Recorded information ->
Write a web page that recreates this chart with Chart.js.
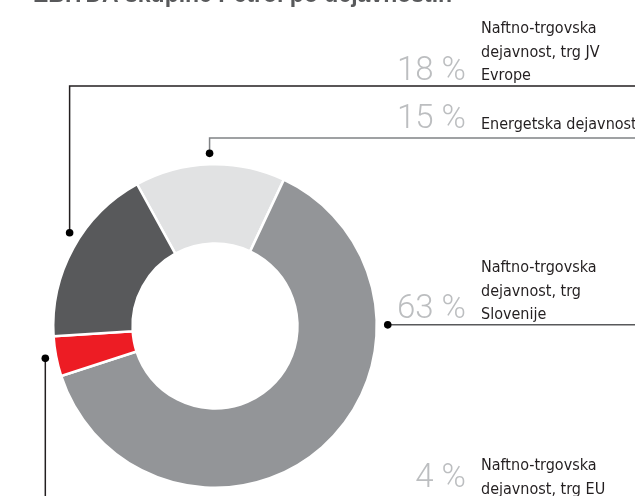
<!DOCTYPE html>
<html>
<head>
<meta charset="utf-8">
<script src="https://cdn.jsdelivr.net/npm/chart.js@4/dist/chart.umd.min.js"></script>
<style>
  html, body { margin: 0; padding: 0; background: #fff; }
  #wrap { position: relative; width: 635px; height: 496px; }
</style>
</head>
<body>
<div id="wrap"><canvas id="myChart" width="635" height="496"></canvas></div>
<script>
// data
const categories = [
  ['Energetska dejavnost'],
  ['Naftno-trgovska', 'dejavnost, trg', 'Slovenije'],
  ['Naftno-trgovska', 'dejavnost, trg EU'],
  ['Naftno-trgovska', 'dejavnost, trg JV', 'Evrope'],
];
const shares = [15, 63, 4, 18];
const sliceColors = ['#e1e2e3', '#939598', '#ed1c24', '#58595b'];
const chartTitle = 'EBITDA skupine Petrol po dejavnostih';

// callout styling: where the dot sits inside each slice, how the leader runs, where the text goes
const callouts = [
  { frac: 0.5, kind: 'upRight', elbowY: 138, color: '#808285', pctY: 128, textY: 129 },
  { frac: 0.284, kind: 'right', color: '#58595b', pctY: 318, textY: 272 },
  { frac: 0.5, kind: 'down', color: '#231f20', pctY: 487, textY: 470 },
  { frac: 0.56, kind: 'upRight', elbowY: 86, color: '#231f20', pctY: 80, textY: 33 },
];

const labelFont = '16px "Liberation Sans Narrow", "DejaVu Sans Condensed", sans-serif';
const pctFont = '300 33px Roboto, "Liberation Sans", sans-serif';

const calloutPlugin = {
  id: 'callouts',
  afterDraw(chart) {
    const ctx = chart.ctx;
    const meta = chart.getDatasetMeta(0);
    const W = chart.width, H = chart.height;

    ctx.save();
    // title, cut by the top edge as in the original
    ctx.font = 'bold 23px "Liberation Sans", sans-serif';
    ctx.fillStyle = '#58595b';
    ctx.textAlign = 'left';
    ctx.textBaseline = 'alphabetic';
    ctx.fillText(chartTitle, 33, 2);

    meta.data.forEach((arc, i) => {
      const c = callouts[i];
      const p = arc.getProps(['x', 'y', 'startAngle', 'endAngle', 'outerRadius']);
      const a = p.startAngle + (p.endAngle - p.startAngle) * c.frac;
      const r = p.outerRadius + 11;
      const dx = p.x + Math.cos(a) * r;
      const dy = p.y + Math.sin(a) * r;

      ctx.strokeStyle = c.color;
      ctx.lineWidth = 1.5;
      ctx.beginPath();
      ctx.moveTo(dx, dy);
      if (c.kind === 'upRight') {
        ctx.lineTo(dx, c.elbowY);
        ctx.lineTo(W, c.elbowY);
      } else if (c.kind === 'right') {
        ctx.lineTo(W, dy);
      } else {
        ctx.lineTo(dx, H);
      }
      ctx.stroke();

      ctx.fillStyle = '#000';
      ctx.beginPath();
      ctx.arc(dx, dy, 3.8, 0, Math.PI * 2);
      ctx.fill();

      // percent
      ctx.font = pctFont;
      ctx.fillStyle = '#bcbec0';
      ctx.textAlign = 'right';
      ctx.fillText(shares[i] + ' %', 466, c.pctY);

      // category text
      ctx.font = labelFont;
      ctx.fillStyle = '#231f20';
      ctx.textAlign = 'left';
      categories[i].forEach((line, k) => {
        ctx.fillText(line, 481, c.textY + k * 23.5);
      });
    });
    ctx.restore();
  }
};

const ctx = document.getElementById('myChart');

new Chart(ctx, {
  type: 'doughnut',
  data: {
    labels: categories.map((c) => c.join(' ')),
    datasets: [
      {
        data: shares,
        backgroundColor: sliceColors,
        borderColor: '#ffffff',
        borderWidth: 2.5,
      },
    ],
  },
  options: {
    responsive: false,
    animation: false,
    rotation: -28.8,
    cutout: '51%',
    layout: {
      padding: { left: 52, right: 257, top: 162, bottom: 6 },
    },
    plugins: {
      legend: { display: false },
      tooltip: { enabled: false },
    },
  },
  plugins: [calloutPlugin],
});
</script>
</body>
</html>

Work required -> Skip the pictures and restate exactly the lines from the beginning of the listing to the line with "const chartTitle = 'EBITDA", that line included.

Written response ->
Write a web page that recreates this chart with Chart.js.
<!DOCTYPE html>
<html>
<head>
<meta charset="utf-8">
<script src="https://cdn.jsdelivr.net/npm/chart.js@4/dist/chart.umd.min.js"></script>
<style>
  html, body { margin: 0; padding: 0; background: #fff; }
  #wrap { position: relative; width: 635px; height: 496px; }
</style>
</head>
<body>
<div id="wrap"><canvas id="myChart" width="635" height="496"></canvas></div>
<script>
// data
const categories = [
  ['Energetska dejavnost'],
  ['Naftno-trgovska', 'dejavnost, trg', 'Slovenije'],
  ['Naftno-trgovska', 'dejavnost, trg EU'],
  ['Naftno-trgovska', 'dejavnost, trg JV', 'Evrope'],
];
const shares = [15, 63, 4, 18];
const sliceColors = ['#e1e2e3', '#939598', '#ed1c24', '#58595b'];
const chartTitle = 'EBITDA skupine Petrol po dejavnostih';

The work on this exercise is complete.